Можно биться, не имея никаких негативных эмоций к своему сопернику: это просто спорт, каждый представляет свою страну. А можно выйти на теннисный корт и ломать ракетки, психовать. Конечно, командные виды спорта – это особая проверка, здесь уже многое зависит от коллектива. Вот отец Василий, убиенный оптинский монах, он был капитаном и душой команды по водному поло. Я читал его житие, «Пасха красная», там говорится, что он был немногословен, сидел в сторонке, но его всегда все слышали, и он был тем самым клеем, который склеивает всю команду.
Без священника на соревнованиях не обойтись. Я сравню наши соревнования с битвами наших предков, когда, как, например, перед Куликовым сражением, все исповедовались, причащались и шли на бой. Так и здесь – надо очиститься, попросить Божией помощи, и чтобы священник был такой поддержкой, духовной поддержкой. По-человечески мы сделали все что можно и доверились Богу. Чтобы потом с ума не сойти от радости победы. Или, наоборот, не отчаяться от горести поражения.

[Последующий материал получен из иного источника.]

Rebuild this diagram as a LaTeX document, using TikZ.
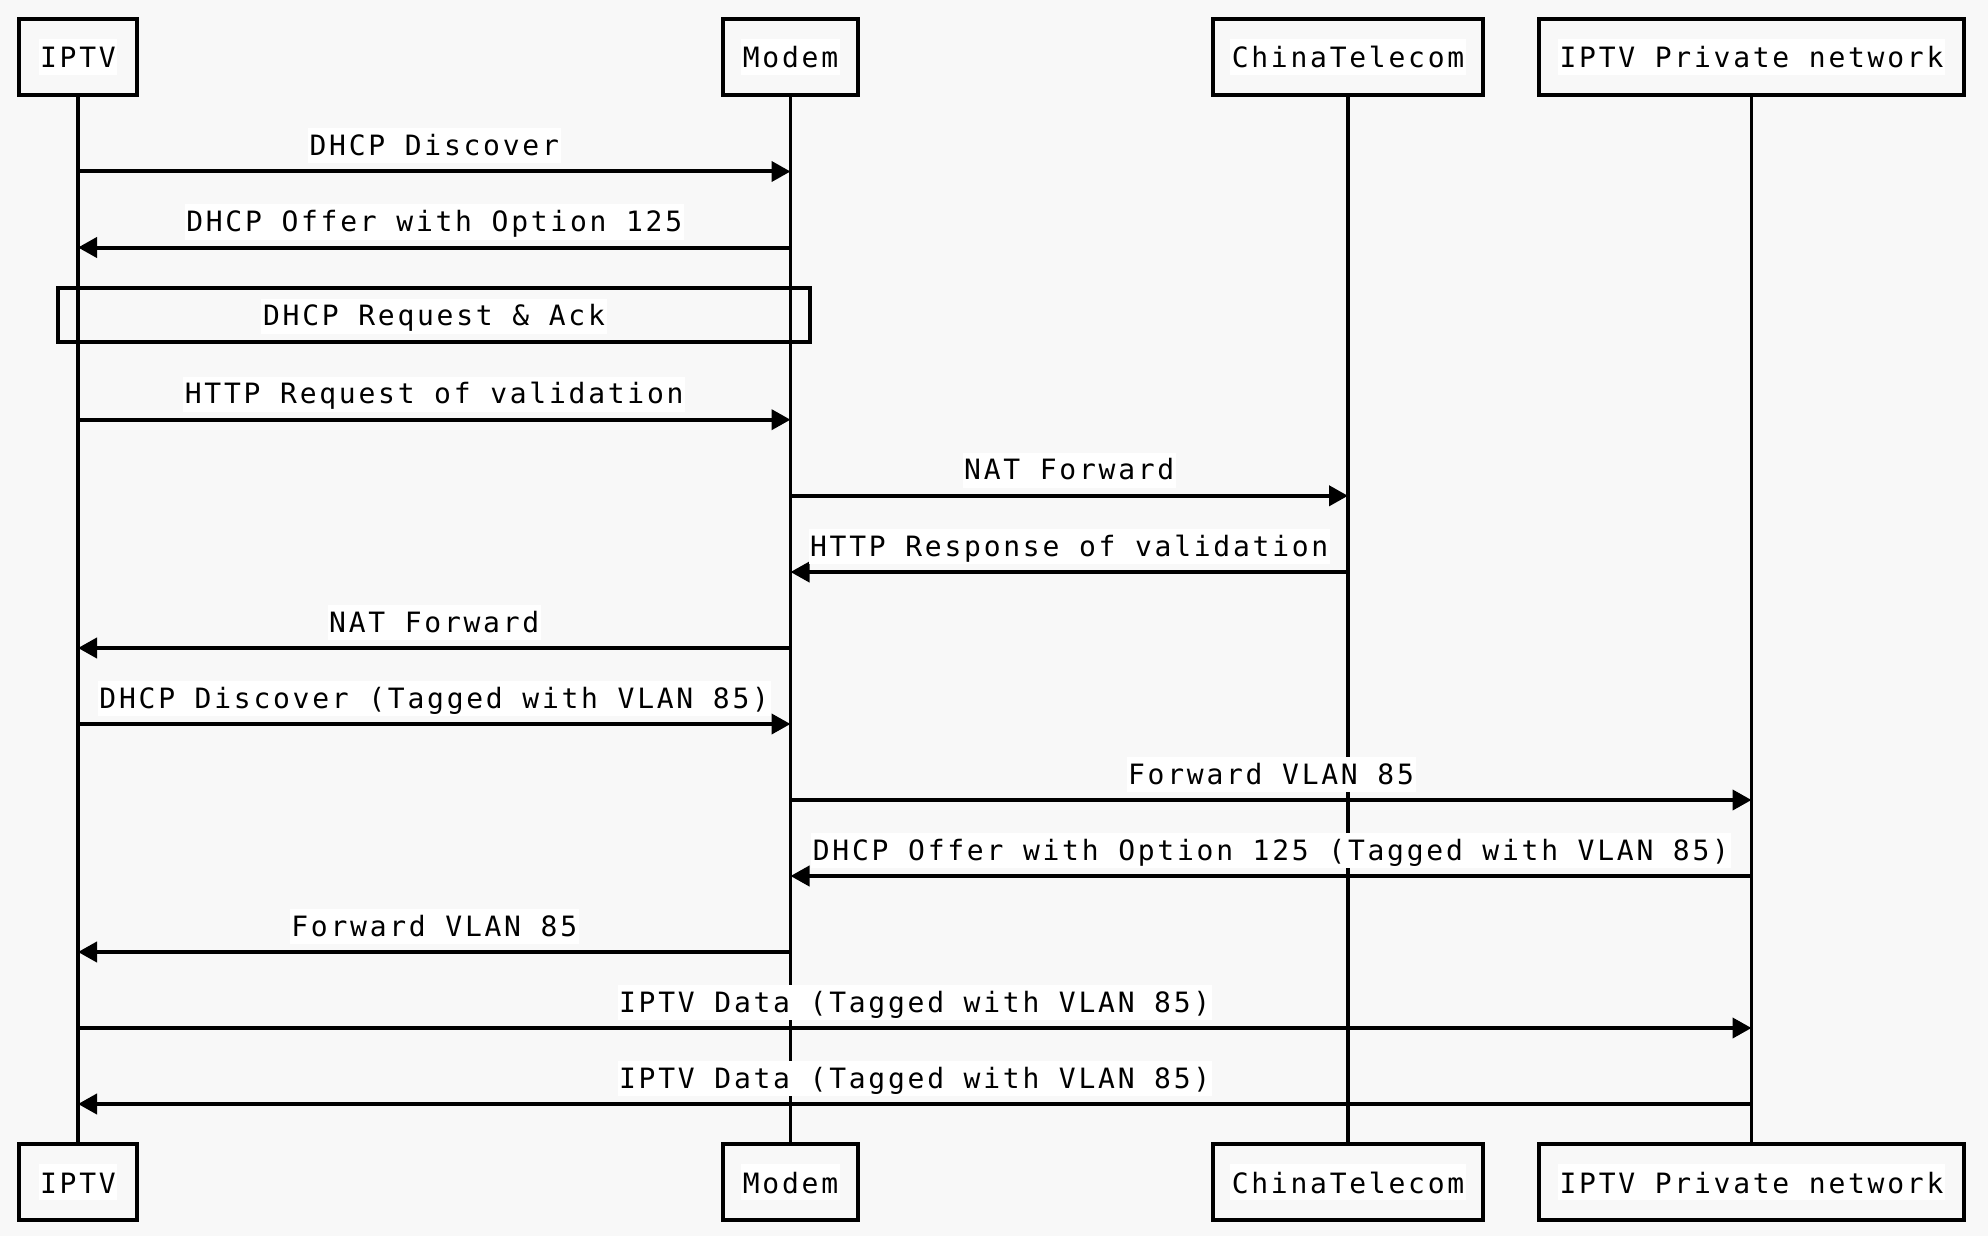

Легойда: Сергей Фудель, наш замечательный церковный писатель, говорил, что есть «темный двойник Церкви». Это связано с нашими страстями, и мы, живя в Церкви, все равно сталкиваемся с людскими грехами и недостатками. И что делать, когда ты это видишь? С одной стороны, и Спаситель обличал фарисеев, изгонял торговцев из храма. С другой – мы не всегда верно понимаем то, что мы видим. Нужно ли об этом публично говорить, выносить сор из избы, когда мы сталкиваемся с этим плохим в церковной жизни? Где ты поставишь точку в предложении: «Обличить нельзя промолчать»?
Емельяненко: Я думаю, не всегда надо выносить все на всеобщее обсуждение, потому что сегодня только дай повод обвинить Церковь, обвинить священников или верующих людей. У нас почему-то думают, что Церковь – это непременно святые. А у нас не Церковь святых, и не Церковь грешников, у нас Церковь кающихся, старающихся изменить свою жизнь с Божьей помощью. Мы для этого и каемся и исповедуемся, чтобы выгрести из себя свою грязь, все свои грехи, чтобы начать заново.